BY AMBER SMITH
A protein called Hsp90 chaperones cancer cells, allowing them to grow and thrive.
Scientists around the world have been working with measured enthusiasm on how to disrupt Hsp90. This involves figuring out the mechanics of Hsp90, how best to get to the protein, and which medication can restrain Hsp90’s ability to assist cancer.
Scientists at Upstate – using tissue samples from patients who underwent kidney surgery at Upstate University Hospital – have helped answer some of the questions.

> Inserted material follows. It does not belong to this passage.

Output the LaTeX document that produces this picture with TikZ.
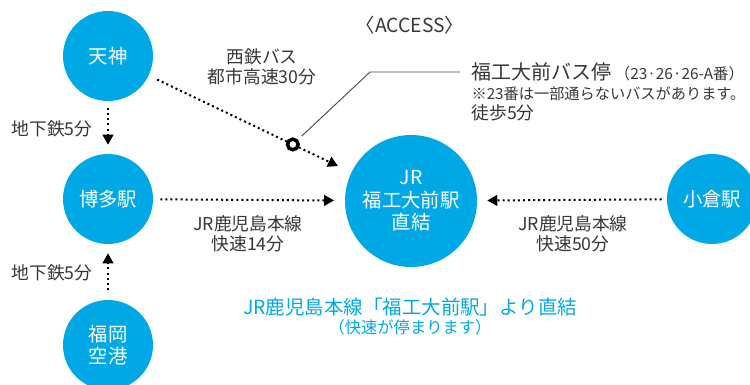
\documentclass[tikz,border=0pt]{standalone}
\usepackage{fontspec}
\setmainfont{Noto Sans CJK JP}
\usetikzlibrary{arrows.meta,calc}
\definecolor{fitblue}{RGB}{0,169,230}
\definecolor{ink}{RGB}{55,55,55}
\begin{document}
\begin{tikzpicture}[x=0.75pt, y=-0.75pt,
  station/.style={circle, fill=fitblue, text=white, inner sep=0pt, minimum size=67.5pt,
    align=center, font=\fontsize{14.5}{17}\selectfont},
  label/.style={text=ink, align=center, inner sep=1pt, font=\fontsize{13.3}{15}\selectfont},
  route/.style={line width=1.5pt, dash pattern=on 1.5pt off 2.3pt, -{Triangle[length=7.5pt, width=8pt]}},
  stopmark/.style={circle, draw=black, fill=white, line width=2.6pt, minimum size=8pt, inner sep=0pt},
  leader/.style={draw=ink!90, line width=0.7pt}]
\useasboundingbox (0,0) rectangle (750,385);
\clip (0,0) rectangle (750,385);

% stations
\node[station] (tenjin) at (108,56) {天神};
\node[station] (hakata) at (108,199) {博多駅};
\node[station] (airport) at (108,345) {福岡\\空港};
\node[station, minimum size=99pt] (jr) at (411,201) {JR\\福工大前駅\\直結};
\node[station] (kokura) at (712,199) {小倉駅};

% title
\node[label, font=\fontsize{14.5}{16}\selectfont] (title) at (410,25) {〈ACCESS〉};

% routes
\draw[route, shorten <=5.25pt, shorten >=6.75pt] (tenjin) -- (hakata);
\draw[route, shorten <=7.5pt, shorten >=6.75pt] (airport) -- (hakata);
\draw[route, shorten <=5.25pt, shorten >=8pt] (hakata) -- (jr);
\draw[route, shorten <=3.75pt, shorten >=7.5pt] (kokura) -- (jr);
\draw[route, shorten <=7pt, shorten >=11pt] (tenjin) -- (jr);

\node[label] (subway1) at (52,129) {地下鉄5分};
\node[label] (subway2) at (52,273) {地下鉄5分};
\node[label] (nishitetsu) at (262,67) {西鉄バス\\都市高速30分};
\node[label] (rapid14) at (248,234) {JR鹿児島本線\\快速14分};
\node[label] (rapid50) at (573,234) {JR鹿児島本線\\快速50分};

% bus stop
\node[stopmark] (busstop) at ($(tenjin)!0.61!(jr)$) {};
\coordinate (bend) at (370,72);
\node[label, anchor=west, font=\fontsize{15}{17}\selectfont] (busname) at (470,72)
  {福工大前バス停\,{\fontsize{11.5}{13}\selectfont （23·26·26-A番）}};
\node[label, anchor=north west, align=left] (busnote) at (470,85)
  {{\fontsize{11.4}{15.5}\selectfont ※23番は一部通らないバスがあります。}\\徒歩5分};
\draw[leader, shorten <=4pt, shorten >=7.5pt] (busstop) -- (bend) -- (busname.west);

% direct connection
\node[label, text=fitblue, font=\fontsize{14.6}{16}\selectfont] (direct) at (410,307)
  {JR鹿児島本線「福工大前駅」より直結};
\node[label, text=fitblue, font=\fontsize{12.2}{14}\selectfont] (stops) at (410,327)
  {（快速が停まります）};
\end{tikzpicture}
\end{document}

Renal cell carcinomas are the most common type of kidney cancer, a disease that affects mostly older men and women. Unfortunately, these cancers are resistant to chemotherapy, explains Mehdi Mollapour, PhD, an assistant professor of urology and biochemistry and molecular biology.
That’s why researchers are focused on finding other strategies to halt the growth of and kill kidney cancer cells. What they learn can also inform how other types of cancer cells are killed.
Previous research has shown that keeping the Hsp90 protein away from another protein chaperone called Aha1 helps sensitize cancer cells to drugs that can inhibit Hsp90. The question was how to accomplish that reliably.
Mollapour’s team of scientists found a way, using specific compounds to kill a hyperactive enzyme called c-Abl, which regulates Aha1. With Aha1 successfully separated from Hsp90, the Upstate scientists were able to show that Hsp90 drugs can be used more effectively to inhibit kidney cancer cell growth.
Building on that research project, the team used tissue samples granted by patients who underwent partial or total kidney removal at Upstate in recent years. Working with an investigational medication designed to inhibit Hsp90, the scientists showed that with Aha1 separated from Hsp90, the drug accumulates in the tumor cells, but not in healthy kidney cells.
“This was a big finding,” Mollapour says. “Fundamentally we finally managed to find the answer to why this drug accumulates in the tumors and not the normal cells.” The drug modifies the tumor cells, which affects their ability to function.
Their work appears in the Feb. 2 issue of the journal Cell Reports.
“This type of study brings Hsp90 drugs closer to a clinical trial in kidney cancer patients,” Mollapour says. Such drugs have already been tested successfully in clinical trials of patients with different types of breast cancers, lung cancer, leukemia and stomach cancer.
This article appears in the spring 2016 issue of Cancer Care magazine.